When Axelrod tried to defend that ad, Stephanopoulos twiced followed up:
DAVID AXELROD: I don't think anybody believes that Mr. Soptic's wife, that Governor Romney could be blamed for the death of Mr. Soptic's wife, and, frankly, I don't think the ad says that, either.
STEPHANOPOULOS: It suggests it, though, doesn't it, David?
[AXELROD CRITICIZES ROMNEY AD ATTACKING OBAMA ON WELFARE REFORM]
STEPHANOPOULOS: And I'll ask Tim Pawlenty about that, but does the President believe that this kind of ad is appropriate?
(Video can be found here.)
On Meet the Press, Gregory raised the issue:
Those of us who cover these campaigns understand that, even though there's a big choice here, it's not as if some of the, you know, personal destruction back and forth is gonna go away. And we've seen a lot of that this week, and Governor Romney has taken particular aim at an ad that's being run by the President's own super PAC, run by a former press aide to the campaign and in the White House, and this was a campaign about Mitt Romney's tenure at Bain, even though the story that's highlighted in the super PAC ad happened after Mitt Romney left. Let me play you a portion of this and also show you how Mitt Romney's responding to it.

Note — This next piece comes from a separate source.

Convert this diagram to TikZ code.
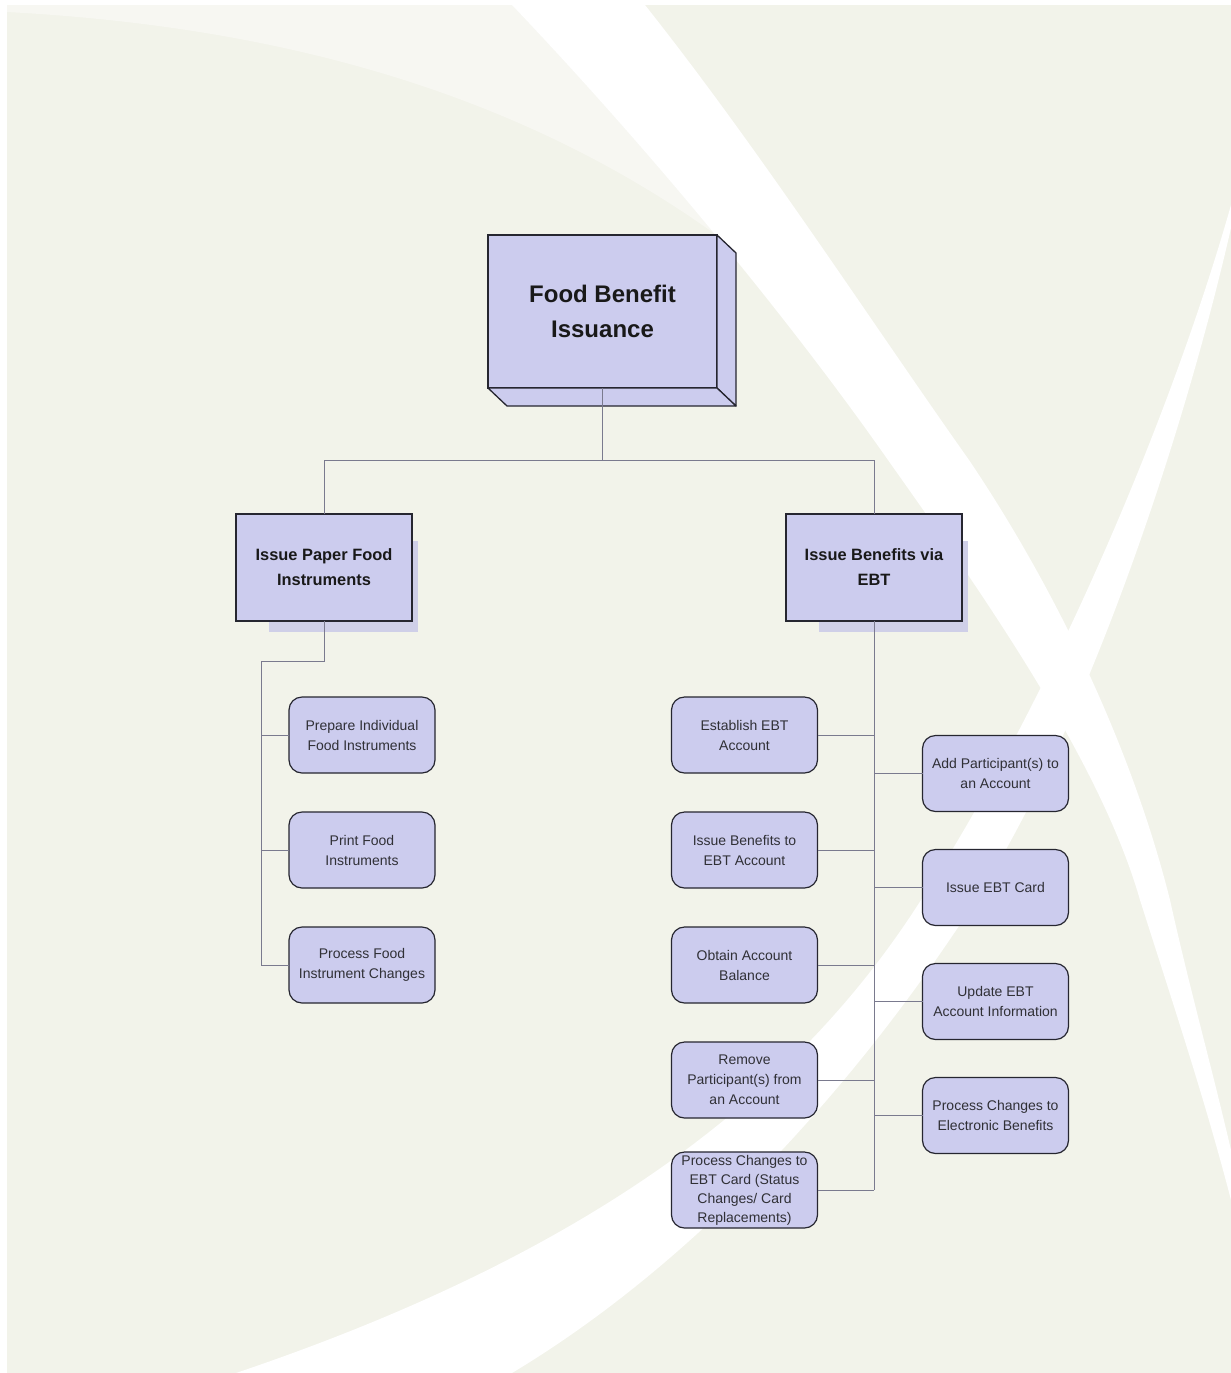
\documentclass[tikz,border=0pt]{standalone}
\usepackage{fontspec}
\setmainfont{Liberation Sans}
\usetikzlibrary{positioning,shadows}
\definecolor{lav}{RGB}{204,204,238}
\definecolor{lavshade}{RGB}{207,207,232}
\definecolor{beige}{RGB}{242,243,234}
\definecolor{beigelight}{RGB}{247,247,242}
\definecolor{edgecol}{RGB}{38,38,48}
\definecolor{wirecol}{RGB}{122,122,142}
\definecolor{txtcol}{RGB}{48,48,54}
\tikzstyle{topbox}=[rectangle,draw=edgecol,line width=0.65pt,fill=lav,minimum width=114.5pt,
minimum height=76.5pt,inner sep=0pt,outer sep=0pt,align=center,text=black!90,
font=\bfseries\fontsize{12}{17.5}\selectfont]
\tikzstyle{face}=[draw=edgecol,line width=0.65pt,fill=lav,line join=round]
\tikzstyle{midbox}=[rectangle,draw=edgecol,line width=0.55pt,fill=lav,minimum width=88pt,
minimum height=53.5pt,inner sep=0pt,outer sep=0pt,align=center,text=black!90,
font=\bfseries\fontsize{8.2}{12.5}\selectfont,
drop shadow={shadow xshift=11.5pt,shadow yshift=-11pt,shadow scale=0.85,fill=lavshade,opacity=1,draw=none}]
\tikzstyle{task}=[rectangle,rounded corners=6.5pt,draw=edgecol,line width=0.6pt,fill=lav,
minimum width=73pt,minimum height=38pt,inner sep=0pt,outer sep=0pt,align=center,text=txtcol,
font=\fontsize{7}{10}\selectfont]
\tikzstyle{wire}=[draw=wirecol,line width=0.5pt]

\begin{document}
\begin{tikzpicture}[x=0.5pt,y=-0.5pt]
            \useasboundingbox (0,0) rectangle (1231,1373);

            % BACKGROUND PART

            \fill[white] (0,0) rectangle (1231,1373);
            \fill[beige] (7,5) rectangle (1231,1373);
            \fill[beigelight] (7,5) -- (512,5) .. controls (581,77) and (650,156) .. (715,234)
                .. controls (500,80) and (250,25) .. (7,12) -- cycle;
            \fill[white] (512,5) .. controls (650,150) and (790,320) .. (888,460)
                .. controls (980,590) and (1100,760) .. (1140,900)
                .. controls (1175,1010) and (1205,1100) .. (1231,1200) -- (1231,1150)
                .. controls (1210,1060) and (1190,990) .. (1170,900)
                .. controls (1130,740) and (1050,580) .. (969,460)
                .. controls (870,320) and (760,150) .. (645,5) -- cycle;
            \fill[white] (1231,205) .. controls (1170,420) and (1050,700) .. (921,900)
                .. controls (800,1090) and (600,1250) .. (236,1373) -- (512,1373)
                .. controls (700,1260) and (860,1080) .. (976,900)
                .. controls (1090,720) and (1185,430) .. (1231,228) -- cycle;

            % ISSUANCE PART

            \node[topbox] (fbi) at (602.5,311.5) {Food Benefit\\Issuance};
            \filldraw[face] (fbi.north east) -- ++(19,18) -- ++(0,153) -- (fbi.south east) -- cycle;
            \filldraw[face] (fbi.south west) -- ++(19,18) -- ++(229,0) -- (fbi.south east) -- cycle;

            \node[midbox] (paper) at (324,567.5) {Issue Paper Food\\Instruments};
            \node[midbox] (ebt) at (874,567.5) {Issue Benefits via\\EBT};

            % PAPER PART

            \node[task] (prep) at (362,735) {Prepare Individual\\Food Instruments};
            \node[task, below=19.5pt of prep] (print) {Print Food\\Instruments};
            \node[task, below=19.5pt of print] (pchg) {Process Food\\Instrument Changes};

            % EBT PART

            \node[task] (estab) at (744.5,735) {Establish EBT\\Account};
            \node[task, below=19.5pt of estab] (benef) {Issue Benefits to\\EBT Account};
            \node[task, below=19.5pt of benef] (bal) {Obtain Account\\Balance};
            \node[task, below=19.5pt of bal] (rem) {Remove\\Participant(s) from\\an Account};
            \node[task, below=17pt of rem, font=\fontsize{7}{9.5}\selectfont] (crd)
                {Process Changes to\\EBT Card (Status\\Changes/ Card\\Replacements)};

            \node[task] (addp) at (995.5,773.5) {Add Participant(s) to\\an Account};
            \node[task, below=19pt of addp] (card) {Issue EBT Card};
            \node[task, below=19pt of card] (upd) {Update EBT\\Account Information};
            \node[task, below=19pt of upd] (pelec) {Process Changes to\\Electronic Benefits};

            % Connections of Levels

            \coordinate (split) at (602.5,460);
            \draw[wire] (fbi.south) -- (split);
            \draw[wire] (paper.north) |- (split) -| (ebt.north);

            % Connections of Paper

            \coordinate (lbend) at (261,661);
            \draw[wire] (paper.south) |- (lbend) |- (pchg.west);
            \draw[wire] (prep.west) -- (prep.west -| lbend);
            \draw[wire] (print.west) -- (print.west -| lbend);

            % Connections of EBT

            \draw[wire] (ebt.south) -- (ebt.south |- crd.east);
            \draw[wire] (estab.east) -- (estab.east -| ebt.south);
            \draw[wire] (benef.east) -- (benef.east -| ebt.south);
            \draw[wire] (bal.east) -- (bal.east -| ebt.south);
            \draw[wire] (rem.east) -- (rem.east -| ebt.south);
            \draw[wire] (crd.east) -- (crd.east -| ebt.south);
            \draw[wire] (addp.west) -- (addp.west -| ebt.south);
            \draw[wire] (card.west) -- (card.west -| ebt.south);
            \draw[wire] (upd.west) -- (upd.west -| ebt.south);
            \draw[wire] (pelec.west) -- (pelec.west -| ebt.south);

\end{tikzpicture}
\end{document}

After playing a clip of the anti-Romney ad, followed by a soundbite of Mitt Romney criticizing it, Gregory continued:
Disrespecting the office of the presidency is the charge from Mitt Romney, about ads like that with the implication that somehow Bain and Mitt Romney was responsible for that woman's death. How do you respond to that?

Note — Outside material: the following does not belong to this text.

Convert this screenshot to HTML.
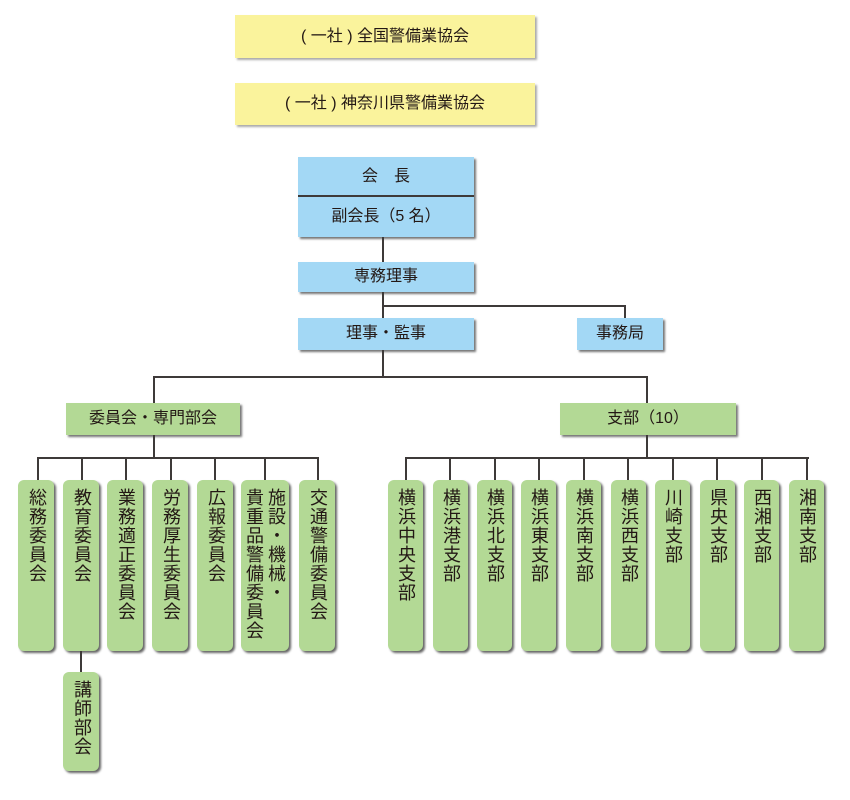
<!DOCTYPE html>
<html><head><meta charset="utf-8"><style>
body{margin:0;width:850px;height:800px;background:#fff;position:relative;overflow:hidden;font-family:"Liberation Sans","Noto Sans CJK JP",sans-serif;color:#231815}
div{position:absolute;box-sizing:border-box}
.y{background:#faf39c;box-shadow:2px 2px 2px #aaa;font-size:16px;text-align:center}
.b{background:#a3d8f5;box-shadow:2px 2px 2px #777;font-size:16px;text-align:center}
.g{background:#b3d995;box-shadow:2px 2px 2px #777;font-size:16px;text-align:center}
.v{background:#b3d995;box-shadow:2px 2px 2px #666;border-radius:6px;font-size:18px;writing-mode:vertical-rl;padding-top:8px;line-height:35px;letter-spacing:1px}
.h{background:#3e3a39;height:2px}
.l{background:#3e3a39;width:2px}
</style></head><body>
<div class="y" style="left:235px;top:15px;width:300px;height:43px;line-height:43px">( 一社 ) 全国警備業協会</div>
<div class="y" style="left:235px;top:83px;width:300px;height:42px;line-height:42px">( 一社 ) 神奈川県警備業協会</div>

<div class="b" style="left:298px;top:157px;width:176px;height:80px"></div>
<div class="b" style="left:298px;top:157px;width:176px;height:40px;line-height:40px;box-shadow:none;border-bottom:2px solid #3e3a39">会　長</div>
<div style="left:298px;top:199px;width:176px;height:38px;line-height:36px;text-align:center;font-size:16px">副会長（5 名）</div>
<div class="l" style="left:382px;top:237px;height:25px"></div>
<div class="b" style="left:298px;top:262px;width:176px;height:30px;line-height:30px">専務理事</div>
<div class="l" style="left:382px;top:292px;height:26px"></div>
<div class="h" style="left:382px;top:305px;width:244px"></div>
<div class="l" style="left:624px;top:305px;height:13px"></div>
<div class="b" style="left:577px;top:318px;width:86px;height:32px;line-height:32px">事務局</div>
<div class="b" style="left:298px;top:318px;width:176px;height:32px;line-height:32px">理事・監事</div>
<div class="l" style="left:382px;top:350px;height:28px"></div>
<div class="h" style="left:153px;top:376px;width:495px"></div>
<div class="l" style="left:153px;top:376px;height:27px"></div>
<div class="l" style="left:646px;top:376px;height:27px"></div>
<div class="g" style="left:66px;top:403px;width:174px;height:32px;line-height:32px">委員会・専門部会</div>
<div class="g" style="left:560px;top:403px;width:176px;height:32px;line-height:32px">支部（10）</div>

<div class="l" style="left:153px;top:435px;height:24px"></div>
<div class="h" style="left:37px;top:457px;width:282px"></div>
<div class="l" style="left:37px;top:457px;height:23px"></div>
<div class="l" style="left:81px;top:457px;height:23px"></div>
<div class="l" style="left:125px;top:457px;height:23px"></div>
<div class="l" style="left:170px;top:457px;height:23px"></div>
<div class="l" style="left:214px;top:457px;height:23px"></div>
<div class="l" style="left:264px;top:457px;height:23px"></div>
<div class="l" style="left:317px;top:457px;height:23px"></div>
<div class="v" style="left:18px;top:480px;width:36px;height:171px">総務委員会</div>
<div class="v" style="left:63px;top:480px;width:36px;height:171px">教育委員会</div>
<div class="v" style="left:107px;top:480px;width:36px;height:171px">業務適正委員会</div>
<div class="v" style="left:152px;top:480px;width:36px;height:171px">労務厚生委員会</div>
<div class="v" style="left:197px;top:480px;width:36px;height:171px">広報委員会</div>
<div class="v" style="left:241px;top:480px;width:48px;height:171px;line-height:22px;padding-right:2px">施設・機械・<br>貴重品警備委員会</div>
<div class="v" style="left:299px;top:480px;width:36px;height:171px">交通警備委員会</div>
<div class="l" style="left:80px;top:651px;height:21px"></div>
<div class="v" style="left:63px;top:672px;width:36px;height:99px">講師部会</div>

<div class="l" style="left:646px;top:435px;height:24px"></div>
<div class="h" style="left:405px;top:457px;width:404px"></div>
<div class="l" style="left:405px;top:457px;height:23px"></div>
<div class="l" style="left:449px;top:457px;height:23px"></div>
<div class="l" style="left:494px;top:457px;height:23px"></div>
<div class="l" style="left:538px;top:457px;height:23px"></div>
<div class="l" style="left:583px;top:457px;height:23px"></div>
<div class="l" style="left:627px;top:457px;height:23px"></div>
<div class="l" style="left:672px;top:457px;height:23px"></div>
<div class="l" style="left:716px;top:457px;height:23px"></div>
<div class="l" style="left:761px;top:457px;height:23px"></div>
<div class="l" style="left:806px;top:457px;height:23px"></div>
<div class="v" style="left:388px;top:480px;width:35px;height:171px">横浜中央支部</div>
<div class="v" style="left:433px;top:480px;width:35px;height:171px">横浜港支部</div>
<div class="v" style="left:477px;top:480px;width:35px;height:171px">横浜北支部</div>
<div class="v" style="left:521px;top:480px;width:35px;height:171px">横浜東支部</div>
<div class="v" style="left:566px;top:480px;width:35px;height:171px">横浜南支部</div>
<div class="v" style="left:611px;top:480px;width:35px;height:171px">横浜西支部</div>
<div class="v" style="left:655px;top:480px;width:35px;height:171px">川崎支部</div>
<div class="v" style="left:700px;top:480px;width:35px;height:171px">県央支部</div>
<div class="v" style="left:744px;top:480px;width:35px;height:171px">西湘支部</div>
<div class="v" style="left:789px;top:480px;width:35px;height:171px">湘南支部</div>
</body></html>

After Axelrod tried to defend the ad, Gregory followed up:
You don't think that ad was a low blow? It doesn't cross a line?
(Video can be found here.)
Notably, while ABC had previously brought up the controversial anti-Romney ad earlier last week, NBC first mentioned the ad -- though only briefly -- on Friday's NBC Nightly News within a report filed by Chuck Todd.